Mat 19:21 Jesus said to him, "If you would be perfect, go, sell what you possess and give to the poor, and you will have treasure in heaven; and come, follow me."
Mat 19:22 When the young man heard this he went away sorrowful, for he had great possessions.
Mat 19:23 And Jesus said to his disciples, "Truly, I say to you, only with difficulty will a rich person enter the kingdom of heaven.
Mat 19:24 Again I tell you, it is easier for a camel to go through the eye of a needle than for a rich person to enter the kingdom of God."

Mar 4:18 And others are the ones sown among thorns. They are those who hear the word,
Mar 4:19 but the cares of the world and the deceitfulness of riches and the desires for other things enter in and choke the word, and it proves unfruitful.

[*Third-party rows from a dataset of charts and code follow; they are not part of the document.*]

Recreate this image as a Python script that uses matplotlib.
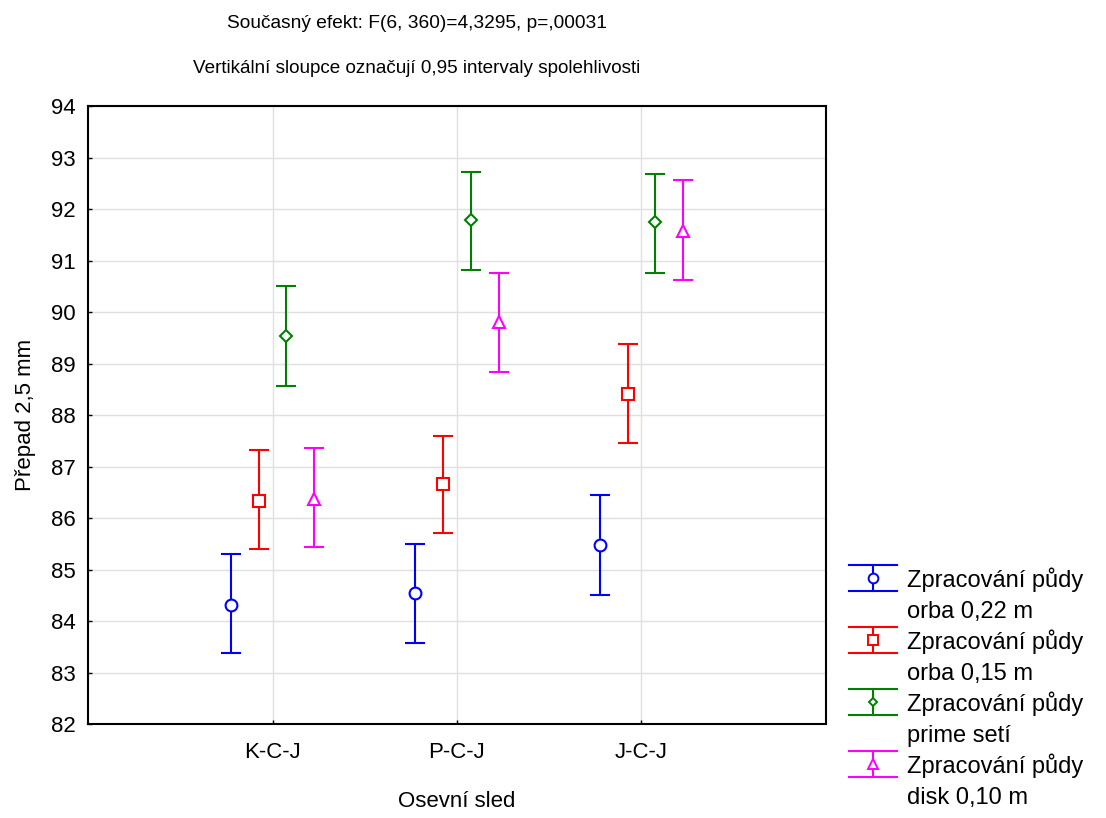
import matplotlib.pyplot as plt
import numpy as np
from matplotlib.legend_handler import HandlerBase
from matplotlib.lines import Line2D

plt.rcParams['font.family'] = ['Liberation Sans', 'DejaVu Sans']

categories = ['K-C-J', 'P-C-J', 'J-C-J']
series = ['Zpracování půdy\norba 0,22 m', 'Zpracování půdy\norba 0,15 m',
          'Zpracování půdy\nprime setí', 'Zpracování půdy\ndisk 0,10 m']

# means and 0.95 CI bounds per series (K-C-J, P-C-J, J-C-J)
means = [[84.32, 84.55, 85.47],
         [86.34, 86.67, 88.41],
         [89.53, 91.79, 91.74],
         [86.37, 89.81, 91.58]]
lower = [[83.37, 83.58, 84.51],
         [85.40, 85.70, 87.45],
         [88.57, 90.82, 90.76],
         [85.44, 88.84, 90.63]]
upper = [[85.31, 85.50, 86.44],
         [87.32, 87.60, 89.38],
         [90.51, 92.72, 92.68],
         [87.35, 90.76, 92.56]]

colors = ['#0000ff', '#ff0000', '#008000', '#ff00ff']
markers = ['o', 's', 'D', '^']
msizes = [8.5, 8, 6, 8]
offsets = [-0.225, -0.075, 0.075, 0.225]


class ErrHandler(HandlerBase):
    def __init__(self, color, marker, ms):
        super().__init__()
        self.color = color
        self.marker = marker
        self.ms = ms

    def create_artists(self, legend, orig_handle, xdescent, ydescent,
                       width, height, fontsize, trans):
        x0, x1 = -xdescent, -xdescent + width
        xm = (x0 + x1) / 2
        # centre the handle on the first text line
        ym = -ydescent + height / 2 + 0.74 * fontsize
        yb, yt = ym - 9.3, ym + 9.3
        arts = [
            Line2D([x0, x1], [yt, yt], color=self.color, lw=1.5),
            Line2D([x0, x1], [yb, yb], color=self.color, lw=1.5),
            Line2D([xm, xm], [yb, yt], color=self.color, lw=1.5),
            Line2D([xm], [ym], color=self.color, marker=self.marker,
                   ms=self.ms, mfc='white', mew=1.4, ls='none'),
        ]
        for a in arts:
            a.set_transform(trans)
        return arts


fig = plt.figure(figsize=(11.06, 8.18), dpi=100)
ax = fig.add_axes([0.0796, 0.1149, 0.6672, 0.7555])

x = np.arange(len(categories))
handles = []
for i in range(len(series)):
    m = np.array(means[i])
    err = [m - np.array(lower[i]), np.array(upper[i]) - m]
    h = ax.errorbar(x + offsets[i], m, yerr=err, fmt=markers[i], color=colors[i],
                    ms=msizes[i], mfc='white', mec=colors[i], mew=1.5,
                    elinewidth=1.5, capsize=7.5, capthick=1.5, zorder=3)
    handles.append(h)

ax.set_xlim(-1, 3)
ax.set_ylim(82, 94)
ax.set_xticks(x)
ax.set_xticklabels(categories)
ax.set_yticks(np.arange(82, 95, 1))
ax.grid(True, color='#e0e0e0', lw=1)
ax.set_axisbelow(True)
ax.tick_params(direction='in', length=3, width=1, labelsize=16)
ax.tick_params(axis='y', pad=9)
ax.tick_params(axis='x', pad=13)
for s in ax.spines.values():
    s.set_linewidth(1.5)

ax.set_xlabel('Osevní sled', fontsize=16, labelpad=20)
ax.set_ylabel('Přepad 2,5 mm', fontsize=16, labelpad=11)
fig.text(0.377, 0.9715, 'Současný efekt: F(6, 360)=4,3295, p=,00031',
         ha='center', va='center', fontsize=13.8)
fig.text(0.377, 0.9165, 'Vertikální sloupce označují 0,95 intervaly spolehlivosti',
         ha='center', va='center', fontsize=13.6)

hmap = {handles[i]: ErrHandler(colors[i], markers[i], msizes[i] - 1.5)
        for i in range(len(series))}
leg = fig.legend(handles, series, loc='lower left', bbox_to_anchor=(0.751, -0.012),
                 frameon=False, fontsize=17, handler_map=hmap, handlelength=2.0,
                 handletextpad=0.45, labelspacing=0.28, borderpad=0.3)
for t in leg.get_texts():
    t.set_linespacing(1.52)

fig.savefig('out.png', dpi=100)
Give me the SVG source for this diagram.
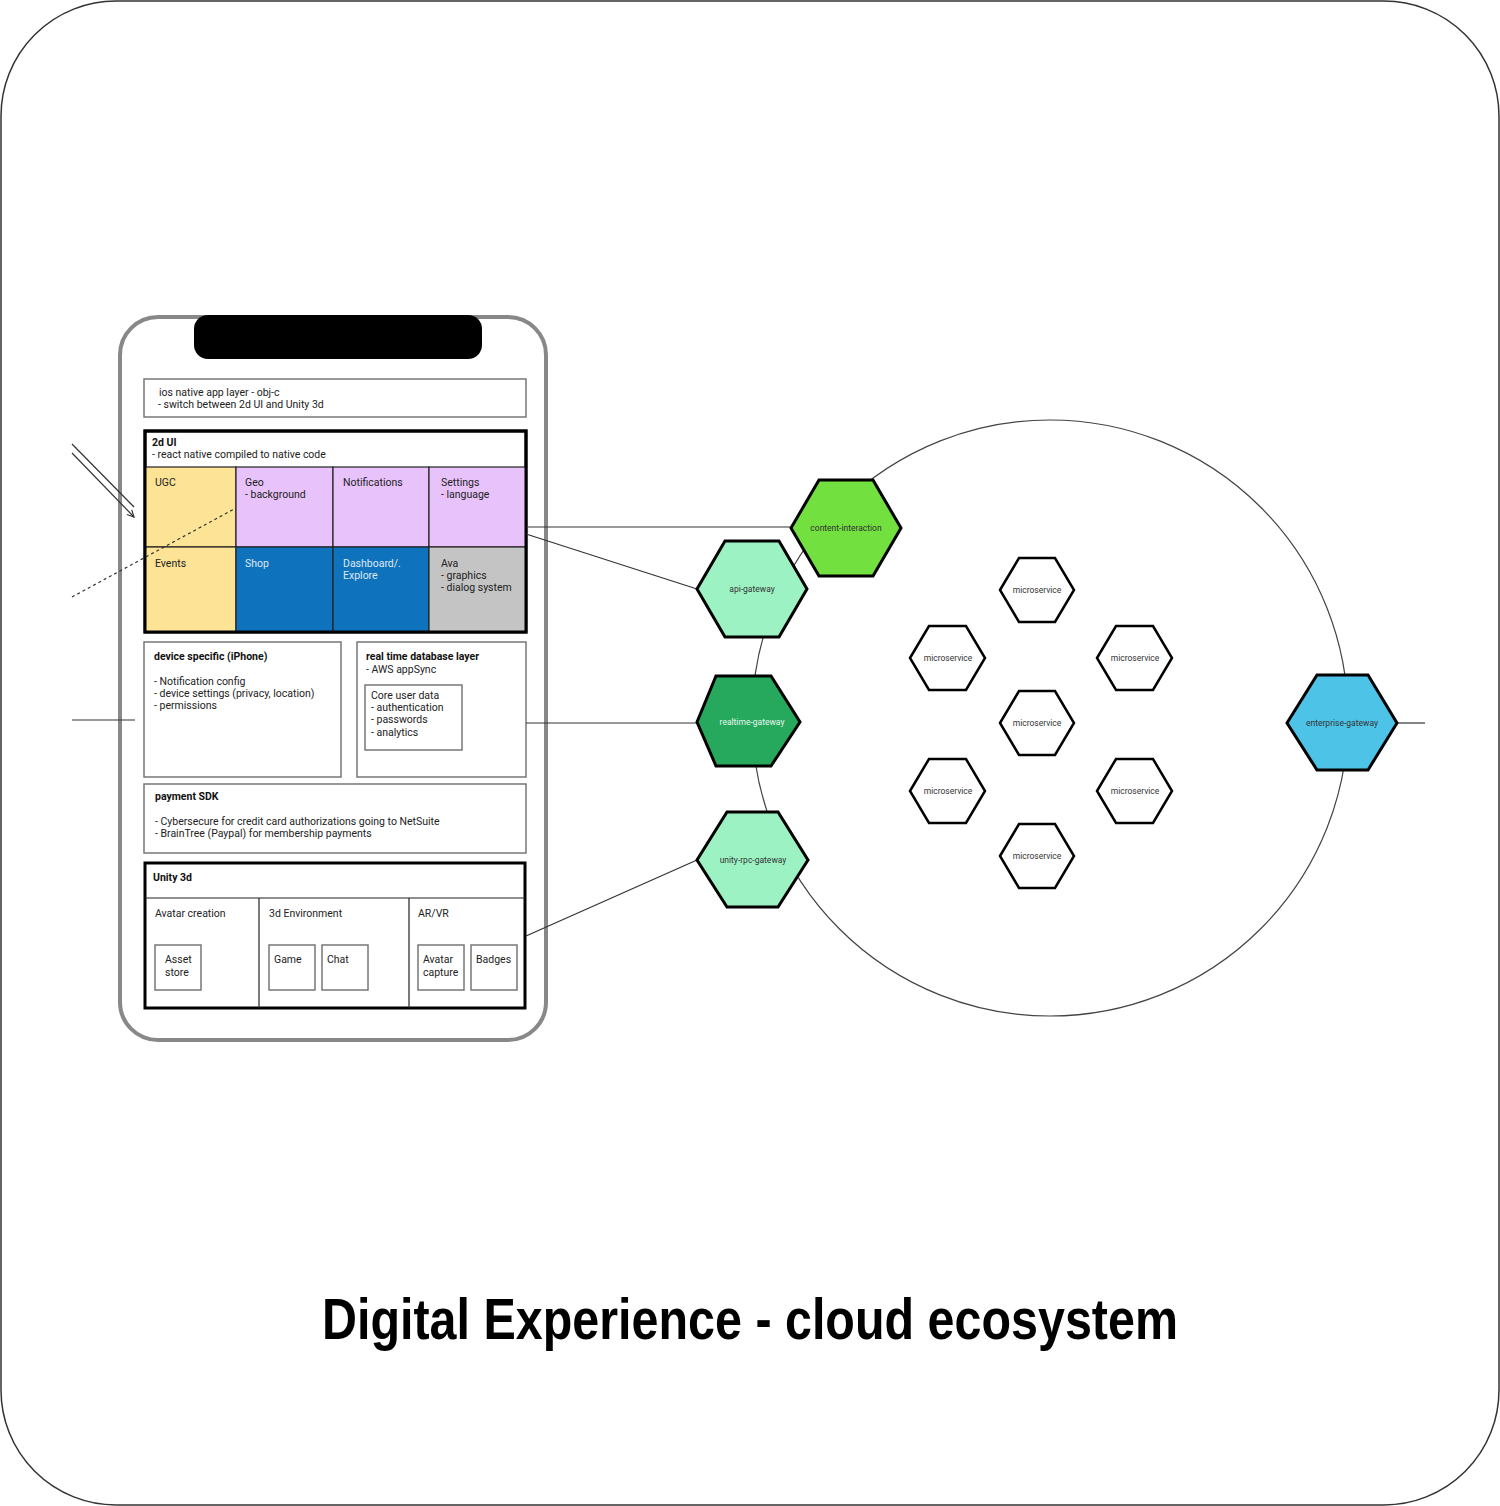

Is it not the poor that are truly blessed by God? For they are blessed in spirit having a lack of blessings in the flesh. Those such as me blessed in the flesh have a difficult time surrendering my hope in things to hope in God.

Ultimately in your life if you understand yourself to be in right standing before God in your love towards Him and your neighbor while having stuff, I am not to judge that.

By the way, I promise I won't become cross when you cross me.